Usually the perfect spot is a combination of factors: first, where the most people might see it, second, where it won’t get immediately removed, and third, a location where the installation risk is acceptable. Location is sometimes the conceptual trigger for an idea like with the Hoodys (1994) and the Ugly New Buildings (2008). Some things transplant well though. A few years ago I did the Do Not Enter Series in NYC then brought it to London and Copenhagen. My current projects, In Plain View and Dark Doings are adaptable to almost anywhere. Every piece I do though has its origins in New York City.
What advice would you give a beginner?
I will say that I’m totally amazed at how many people are doing it these days, but being asked for my expert opinion makes me uncomfortable. It’s suspiciously close to acknowledging that I’ve become part of the establishment that I started out rebelling against. So…my advice is to ignore the experts. Rebel. The thing I’m interested in—and I (secretly) think anyone starting out in art these days should be interested in—is what’s coming next. Since street art is so in fashion these days, inevitably it’s got to go out of fashion. I’m wondering what the backlash is going to be, which way the aesthetic pendulum is going to swing. I’m intensely curious to know what kind of future art is coming that’s as challenging and paradigm shifting as street art is right now.
Dan Witz’s first street art was a series of hummingbirds painted on New York City in 1979. A few years later, Witz’s first book, The Birds of Manhattan (Skinny Books, 1981) collected some of these hummingbirds in a slim volume with 20 plates. At the time, Witz was absorbing the bold language of graffiti and punk rock, so he took to the battered streets of downtown, painting his bejeweled birds hovering on walls, doorways and boarded up windows. According to Witz, his tiny, unabashedly beautiful hummingbirds were about as “anti-hip” as an artist could be in an era dominated by cold minimal art in the museums and wild style graffiti tagging in the subways.
Witz maintains an ambitious studio practice, but balances himself with street art projects ranging from subtle conceptual pranks to highly finished trompe l’oeil illusions. By his own admission, he’s singularly obsessed with his next big thing, his next project, and has little interest in promoting past work or nourishing his ‘brand’ or career. Witz’s street art projects can be seen as a continuum but progress steadily with little repetition. Themes may be developed and used repeatedly, but memes are short lived—abandoned before they become a burden.

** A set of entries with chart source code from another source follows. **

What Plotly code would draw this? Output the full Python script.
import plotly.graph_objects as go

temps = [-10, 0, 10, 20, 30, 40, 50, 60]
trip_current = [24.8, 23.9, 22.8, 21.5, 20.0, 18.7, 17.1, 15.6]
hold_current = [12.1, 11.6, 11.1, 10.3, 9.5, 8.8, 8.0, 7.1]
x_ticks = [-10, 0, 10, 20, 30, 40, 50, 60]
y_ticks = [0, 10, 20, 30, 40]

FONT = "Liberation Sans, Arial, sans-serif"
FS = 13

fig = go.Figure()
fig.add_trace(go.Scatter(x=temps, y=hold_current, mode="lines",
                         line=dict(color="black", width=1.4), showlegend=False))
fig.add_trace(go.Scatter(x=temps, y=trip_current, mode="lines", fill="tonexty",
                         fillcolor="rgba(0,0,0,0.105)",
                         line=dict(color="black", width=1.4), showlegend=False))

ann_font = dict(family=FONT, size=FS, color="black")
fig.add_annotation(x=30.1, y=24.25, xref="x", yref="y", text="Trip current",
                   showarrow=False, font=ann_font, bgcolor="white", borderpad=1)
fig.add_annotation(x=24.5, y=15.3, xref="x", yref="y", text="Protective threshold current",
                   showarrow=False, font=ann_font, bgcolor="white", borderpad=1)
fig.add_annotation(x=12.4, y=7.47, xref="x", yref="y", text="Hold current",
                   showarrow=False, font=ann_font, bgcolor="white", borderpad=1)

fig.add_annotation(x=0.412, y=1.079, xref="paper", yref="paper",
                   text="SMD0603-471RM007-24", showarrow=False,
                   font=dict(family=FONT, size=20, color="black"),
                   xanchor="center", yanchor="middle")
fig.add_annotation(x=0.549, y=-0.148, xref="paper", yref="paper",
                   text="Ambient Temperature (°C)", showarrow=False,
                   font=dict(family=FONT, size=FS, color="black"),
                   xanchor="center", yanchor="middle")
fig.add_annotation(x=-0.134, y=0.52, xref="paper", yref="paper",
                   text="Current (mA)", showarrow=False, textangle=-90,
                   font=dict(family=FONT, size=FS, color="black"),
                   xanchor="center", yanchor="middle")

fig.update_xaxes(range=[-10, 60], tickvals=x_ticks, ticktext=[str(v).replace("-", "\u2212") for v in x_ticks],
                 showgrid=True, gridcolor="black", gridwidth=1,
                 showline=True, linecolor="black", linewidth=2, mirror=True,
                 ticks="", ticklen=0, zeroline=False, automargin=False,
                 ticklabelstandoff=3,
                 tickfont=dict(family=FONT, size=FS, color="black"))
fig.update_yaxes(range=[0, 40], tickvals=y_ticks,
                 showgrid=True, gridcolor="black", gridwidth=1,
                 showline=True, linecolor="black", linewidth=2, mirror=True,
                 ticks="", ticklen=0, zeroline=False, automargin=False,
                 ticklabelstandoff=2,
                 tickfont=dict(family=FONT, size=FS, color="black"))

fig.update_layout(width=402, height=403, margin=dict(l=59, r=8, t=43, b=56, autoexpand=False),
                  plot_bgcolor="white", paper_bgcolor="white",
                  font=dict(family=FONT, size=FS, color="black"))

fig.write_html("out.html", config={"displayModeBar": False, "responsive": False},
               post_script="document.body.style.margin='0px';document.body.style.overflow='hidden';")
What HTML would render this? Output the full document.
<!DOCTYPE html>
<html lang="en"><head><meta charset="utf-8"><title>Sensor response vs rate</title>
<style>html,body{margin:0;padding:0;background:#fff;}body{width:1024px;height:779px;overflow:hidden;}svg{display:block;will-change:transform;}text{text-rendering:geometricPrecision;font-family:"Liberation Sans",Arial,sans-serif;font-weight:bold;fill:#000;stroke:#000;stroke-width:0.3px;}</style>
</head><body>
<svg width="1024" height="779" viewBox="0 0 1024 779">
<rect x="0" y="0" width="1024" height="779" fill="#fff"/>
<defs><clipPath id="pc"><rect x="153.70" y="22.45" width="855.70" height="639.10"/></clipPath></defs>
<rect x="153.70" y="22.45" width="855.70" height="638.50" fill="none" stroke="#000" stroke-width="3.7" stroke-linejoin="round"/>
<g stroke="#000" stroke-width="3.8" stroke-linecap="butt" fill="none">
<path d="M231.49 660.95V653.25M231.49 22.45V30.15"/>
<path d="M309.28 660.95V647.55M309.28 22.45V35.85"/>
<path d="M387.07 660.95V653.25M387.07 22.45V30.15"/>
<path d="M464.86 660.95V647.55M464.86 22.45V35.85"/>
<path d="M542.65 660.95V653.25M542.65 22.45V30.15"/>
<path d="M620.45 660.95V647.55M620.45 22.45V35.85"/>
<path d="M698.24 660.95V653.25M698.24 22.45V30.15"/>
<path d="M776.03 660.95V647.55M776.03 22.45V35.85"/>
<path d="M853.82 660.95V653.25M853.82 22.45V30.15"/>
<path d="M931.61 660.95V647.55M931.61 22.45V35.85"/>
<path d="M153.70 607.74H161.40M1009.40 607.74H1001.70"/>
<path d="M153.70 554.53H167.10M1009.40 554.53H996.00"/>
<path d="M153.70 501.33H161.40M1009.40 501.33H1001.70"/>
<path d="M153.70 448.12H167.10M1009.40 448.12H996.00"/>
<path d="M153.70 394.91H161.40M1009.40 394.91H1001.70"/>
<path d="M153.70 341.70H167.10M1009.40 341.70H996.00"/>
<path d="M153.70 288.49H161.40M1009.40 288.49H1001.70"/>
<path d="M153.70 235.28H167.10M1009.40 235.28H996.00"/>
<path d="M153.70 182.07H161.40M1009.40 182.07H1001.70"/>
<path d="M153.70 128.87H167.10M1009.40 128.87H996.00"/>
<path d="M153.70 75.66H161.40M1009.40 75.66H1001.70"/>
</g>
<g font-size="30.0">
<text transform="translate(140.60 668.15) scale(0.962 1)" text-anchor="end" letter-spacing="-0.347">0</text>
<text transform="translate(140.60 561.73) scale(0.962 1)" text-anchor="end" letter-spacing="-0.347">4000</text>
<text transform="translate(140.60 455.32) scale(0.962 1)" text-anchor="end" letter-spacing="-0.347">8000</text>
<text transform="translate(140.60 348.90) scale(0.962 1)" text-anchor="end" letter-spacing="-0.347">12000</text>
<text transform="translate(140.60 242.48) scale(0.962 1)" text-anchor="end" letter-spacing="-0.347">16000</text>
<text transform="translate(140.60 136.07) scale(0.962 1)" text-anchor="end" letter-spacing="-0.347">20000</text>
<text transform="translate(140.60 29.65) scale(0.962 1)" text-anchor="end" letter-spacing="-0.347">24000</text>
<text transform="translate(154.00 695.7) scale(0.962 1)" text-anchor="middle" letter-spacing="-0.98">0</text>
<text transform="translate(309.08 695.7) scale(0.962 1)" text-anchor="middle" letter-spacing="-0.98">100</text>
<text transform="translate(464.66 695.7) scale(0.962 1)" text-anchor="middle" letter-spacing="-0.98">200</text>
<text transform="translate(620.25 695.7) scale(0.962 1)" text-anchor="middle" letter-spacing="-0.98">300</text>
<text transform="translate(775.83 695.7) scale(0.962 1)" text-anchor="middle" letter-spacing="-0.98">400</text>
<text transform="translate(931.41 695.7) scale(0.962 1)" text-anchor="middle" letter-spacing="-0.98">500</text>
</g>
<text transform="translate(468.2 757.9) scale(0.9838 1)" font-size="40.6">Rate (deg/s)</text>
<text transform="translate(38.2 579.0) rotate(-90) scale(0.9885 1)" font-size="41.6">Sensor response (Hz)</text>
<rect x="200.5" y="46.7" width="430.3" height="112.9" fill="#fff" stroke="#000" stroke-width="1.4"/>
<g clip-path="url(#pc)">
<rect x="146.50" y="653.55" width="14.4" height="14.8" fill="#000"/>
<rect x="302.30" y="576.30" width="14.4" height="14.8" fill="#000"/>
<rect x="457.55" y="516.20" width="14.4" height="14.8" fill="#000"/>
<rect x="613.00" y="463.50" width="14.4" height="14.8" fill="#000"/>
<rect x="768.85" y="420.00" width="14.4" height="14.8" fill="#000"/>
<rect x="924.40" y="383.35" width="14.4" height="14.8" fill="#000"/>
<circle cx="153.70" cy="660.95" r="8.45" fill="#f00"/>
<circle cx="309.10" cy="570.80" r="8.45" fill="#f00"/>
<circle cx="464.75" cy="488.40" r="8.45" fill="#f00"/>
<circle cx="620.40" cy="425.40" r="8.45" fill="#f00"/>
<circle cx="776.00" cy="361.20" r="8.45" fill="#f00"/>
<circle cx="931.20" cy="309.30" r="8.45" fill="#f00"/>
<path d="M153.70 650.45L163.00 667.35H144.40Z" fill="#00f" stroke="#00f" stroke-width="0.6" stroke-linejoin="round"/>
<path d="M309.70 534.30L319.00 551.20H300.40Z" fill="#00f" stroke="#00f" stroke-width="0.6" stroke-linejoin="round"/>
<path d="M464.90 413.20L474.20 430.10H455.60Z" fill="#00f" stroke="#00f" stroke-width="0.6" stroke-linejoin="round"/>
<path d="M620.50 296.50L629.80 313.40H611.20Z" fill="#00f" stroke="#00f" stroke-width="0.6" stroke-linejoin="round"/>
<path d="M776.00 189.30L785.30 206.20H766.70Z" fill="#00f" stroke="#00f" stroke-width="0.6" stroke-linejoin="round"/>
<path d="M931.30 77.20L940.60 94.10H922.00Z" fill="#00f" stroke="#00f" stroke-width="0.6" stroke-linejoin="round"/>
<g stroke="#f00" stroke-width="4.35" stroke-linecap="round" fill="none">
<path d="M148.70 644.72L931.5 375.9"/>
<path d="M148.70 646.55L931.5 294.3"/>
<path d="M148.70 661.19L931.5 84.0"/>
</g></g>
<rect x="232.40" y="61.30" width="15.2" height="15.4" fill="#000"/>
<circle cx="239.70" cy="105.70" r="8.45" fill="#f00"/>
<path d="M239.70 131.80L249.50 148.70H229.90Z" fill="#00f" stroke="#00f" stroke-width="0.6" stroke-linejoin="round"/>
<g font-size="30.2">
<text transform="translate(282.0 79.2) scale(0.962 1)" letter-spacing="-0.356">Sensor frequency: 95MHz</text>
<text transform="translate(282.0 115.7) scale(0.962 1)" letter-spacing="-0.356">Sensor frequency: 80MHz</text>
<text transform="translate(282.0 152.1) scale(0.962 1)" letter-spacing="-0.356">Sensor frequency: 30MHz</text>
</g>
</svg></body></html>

However, Dan Witz is invested in making art that’s accessible, so it’s telling that of all his imagery, it’s the hummingbirds that keep coming back. Everybody can relate to them in a personal way. These tiny frescoes are an intimate oasis of beauty and quietude in the midst of an abrasive urbanity. The birds need no reason to exist, no explanation; they are a love letter to New York, a gift to all those who walk the city’s streets with their eyes open.